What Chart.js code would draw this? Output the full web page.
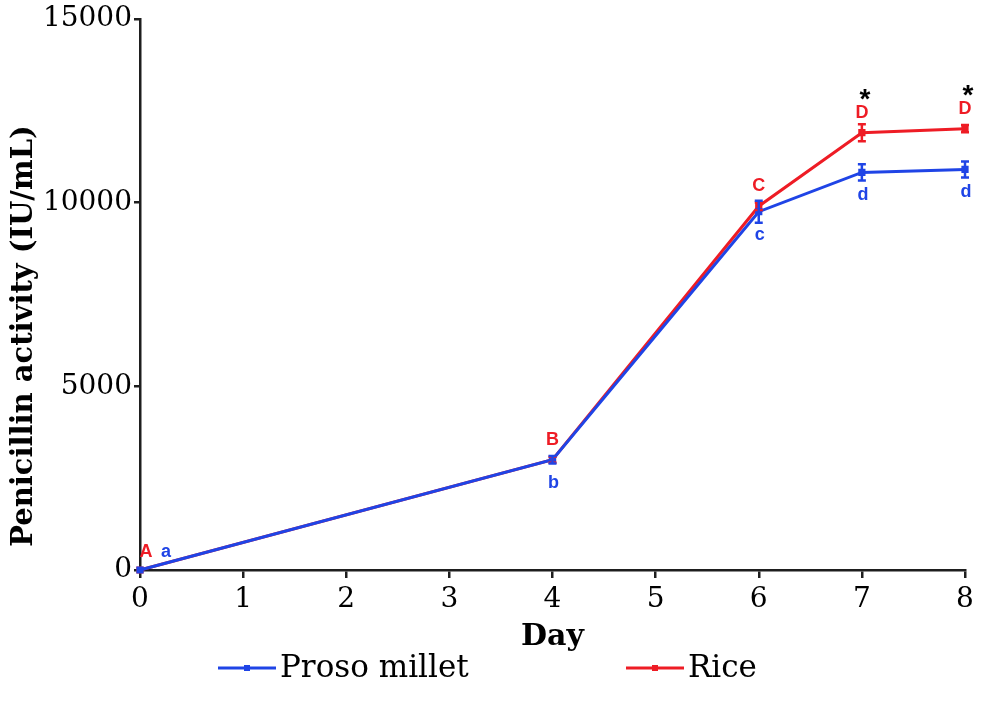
<!DOCTYPE html>
<html>
<head>
<meta charset="utf-8">
<script src="https://cdn.jsdelivr.net/npm/chart.js@4"></script>
<style>
html,body{margin:0;padding:0;background:#fff;}
#wrap{width:1000px;height:707px;}
</style>
</head>
<body>
<div id="wrap"><canvas id="c" width="1000" height="707"></canvas></div>
<script>
const days = [0, 4, 6, 7, 8];
const xTicks = [0, 1, 2, 3, 4, 5, 6, 7, 8];
const yTicks = [0, 5000, 10000, 15000];
const prosoMillet = [0, 3000, 9750, 10820, 10900];
const prosoErr = [0, 100, 300, 220, 220];
const rice = [0, 3000, 9900, 11900, 12010];
const riceErr = [0, 80, 100, 230, 100];
const prosoLetters = ['a', 'b', 'c', 'd', 'd'];
const riceLetters = ['A', 'B', 'C', 'D', 'D'];
const stars = ['', '', '', '*', '*'];
const seriesNames = ['Proso millet', 'Rice'];

const BLUE = '#1f44e6';
const RED = '#ee1c25';
const AXIS = '#1e1e1e';
const SERIF = '"DejaVu Serif", serif';
const SANS = '"Liberation Sans", Arial, sans-serif';

const errorBars = {
  id: 'errorBars',
  afterDatasetsDraw(chart) {
    const ctx = chart.ctx;
    const ys = chart.scales.y;
    const errs = [prosoErr, riceErr];
    ctx.save();
    [1, 0].forEach(di => {
      const meta = chart.getDatasetMeta(di);
      const ds = chart.data.datasets[di];
      ctx.strokeStyle = ds.borderColor;
      ctx.lineWidth = 2.5;
      meta.data.forEach((pt, i) => {
        const e = errs[di][i];
        if (!e) return;
        const v = ds.data[i].y;
        const y1 = ys.getPixelForValue(v - e), y2 = ys.getPixelForValue(v + e);
        ctx.beginPath();
        ctx.moveTo(pt.x, y1); ctx.lineTo(pt.x, y2);
        ctx.moveTo(pt.x - 4, y1); ctx.lineTo(pt.x + 4, y1);
        ctx.moveTo(pt.x - 4, y2); ctx.lineTo(pt.x + 4, y2);
        ctx.stroke();
      });
    });
    ctx.restore();
  }
};

const annotations = {
  id: 'annotations',
  afterDraw(chart) {
    const ctx = chart.ctx;
    const mP = chart.getDatasetMeta(0), mR = chart.getDatasetMeta(1);
    ctx.save();
    const letterFont = 'bold 18px ' + SANS;
    ctx.font = letterFont;
    ctx.textAlign = 'center';
    ctx.textBaseline = 'middle';
    days.forEach((d, i) => {
      const pP = mP.data[i], pR = mR.data[i];
      if (i === 0) {
        ctx.fillStyle = RED; ctx.fillText(riceLetters[i], pR.x + 6, pR.y - 18);
        ctx.fillStyle = BLUE; ctx.fillText(prosoLetters[i], pP.x + 26, pP.y - 18);
      } else {
        ctx.fillStyle = RED; ctx.fillText(riceLetters[i], pR.x, pR.y - 20);
        ctx.fillStyle = BLUE; ctx.fillText(prosoLetters[i], pP.x + 1, pP.y + 23);
      }
      if (stars[i]) {
        ctx.fillStyle = '#000';
        ctx.font = 'bold 28px ' + SANS;
        ctx.fillText(stars[i], pR.x + 3, pR.y - 32);
        ctx.font = letterFont;
      }
    });
    // Y axis title
    ctx.save();
    ctx.translate(24, 336);
    ctx.rotate(-Math.PI / 2);
    ctx.fillStyle = '#000';
    ctx.font = 'bold 29px ' + SERIF;
    ctx.fillText('Penicillin activity (IU/mL)', 0, 0);
    ctx.restore();
    // Legend
    const items = [
      {x: 218, color: BLUE, text: seriesNames[0]},
      {x: 626, color: RED, text: seriesNames[1]}
    ];
    const ly = 668;
    items.forEach(it => {
      ctx.strokeStyle = it.color; ctx.fillStyle = it.color; ctx.lineWidth = 3;
      ctx.beginPath(); ctx.moveTo(it.x, ly); ctx.lineTo(it.x + 58, ly); ctx.stroke();
      ctx.fillRect(it.x + 26, ly - 3, 6, 6);
      ctx.fillStyle = '#000';
      ctx.font = '31px ' + SERIF;
      ctx.textAlign = 'left';
      ctx.fillText(it.text, it.x + 62, ly + 1);
    });
    ctx.restore();
  }
};

new Chart(document.getElementById('c'), {
  type: 'line',
  data: {
    datasets: [
      {
        label: seriesNames[0],
        data: days.map((d, i) => ({x: d, y: prosoMillet[i]})),
        borderColor: BLUE, backgroundColor: BLUE,
        borderWidth: 3, pointStyle: 'rect', pointRadius: 3, pointHoverRadius: 3,
        tension: 0, clip: false
      },
      {
        label: seriesNames[1],
        data: days.map((d, i) => ({x: d, y: rice[i]})),
        borderColor: RED, backgroundColor: RED,
        borderWidth: 3, pointStyle: 'rect', pointRadius: 3, pointHoverRadius: 3,
        tension: 0, clip: false
      }
    ]
  },
  options: {
    responsive: false,
    animation: false,
    devicePixelRatio: 1,
    layout: {padding: {top: 18, right: 35, left: 0, bottom: 52}},
    plugins: {legend: {display: false}, tooltip: {enabled: false}},
    scales: {
      x: {
        type: 'linear', min: 0, max: 8,
        afterFit(s) { s.height = 85; },
        afterBuildTicks(s) { s.ticks = xTicks.map(v => ({value: v})); },
        border: {color: AXIS, width: 2.5},
        grid: {drawOnChartArea: false, drawTicks: true, tickLength: 8, color: AXIS, lineWidth: 2.5},
        ticks: {color: '#000', font: {family: SERIF, size: 28}, padding: 5, maxRotation: 0},
        title: {display: true, text: 'Day', color: '#000', font: {family: SERIF, size: 30, weight: 'bold'}, padding: 0}
      },
      y: {
        type: 'linear', min: 0, max: 15000,
        afterFit(s) { s.width = 140; },
        afterBuildTicks(s) { s.ticks = yTicks.map(v => ({value: v})); },
        border: {color: AXIS, width: 2.5},
        grid: {drawOnChartArea: false, drawTicks: true, tickLength: 6, color: AXIS, lineWidth: 2.5},
        ticks: {color: '#000', font: {family: SERIF, size: 28}, padding: 2, callback: v => String(v)}
      }
    }
  },
  plugins: [errorBars, annotations]
});
</script>
</body>
</html>
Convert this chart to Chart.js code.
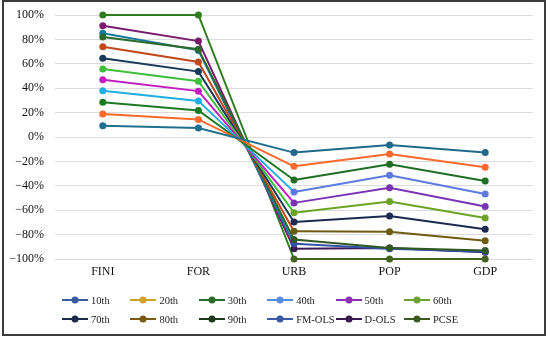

************

WHAT IS ASKED: In the data above, please extract the lines from the first one through the line with "const seriesNames = ['Proso millet', 'Rice'];", exactly, and keep pictures out.

OUTPUT BELOW:
What Chart.js code would draw this? Output the full web page.
<!DOCTYPE html>
<html>
<head>
<meta charset="utf-8">
<script src="https://cdn.jsdelivr.net/npm/chart.js@4"></script>
<style>
html,body{margin:0;padding:0;background:#fff;}
#wrap{width:1000px;height:707px;}
</style>
</head>
<body>
<div id="wrap"><canvas id="c" width="1000" height="707"></canvas></div>
<script>
const days = [0, 4, 6, 7, 8];
const xTicks = [0, 1, 2, 3, 4, 5, 6, 7, 8];
const yTicks = [0, 5000, 10000, 15000];
const prosoMillet = [0, 3000, 9750, 10820, 10900];
const prosoErr = [0, 100, 300, 220, 220];
const rice = [0, 3000, 9900, 11900, 12010];
const riceErr = [0, 80, 100, 230, 100];
const prosoLetters = ['a', 'b', 'c', 'd', 'd'];
const riceLetters = ['A', 'B', 'C', 'D', 'D'];
const stars = ['', '', '', '*', '*'];
const seriesNames = ['Proso millet', 'Rice'];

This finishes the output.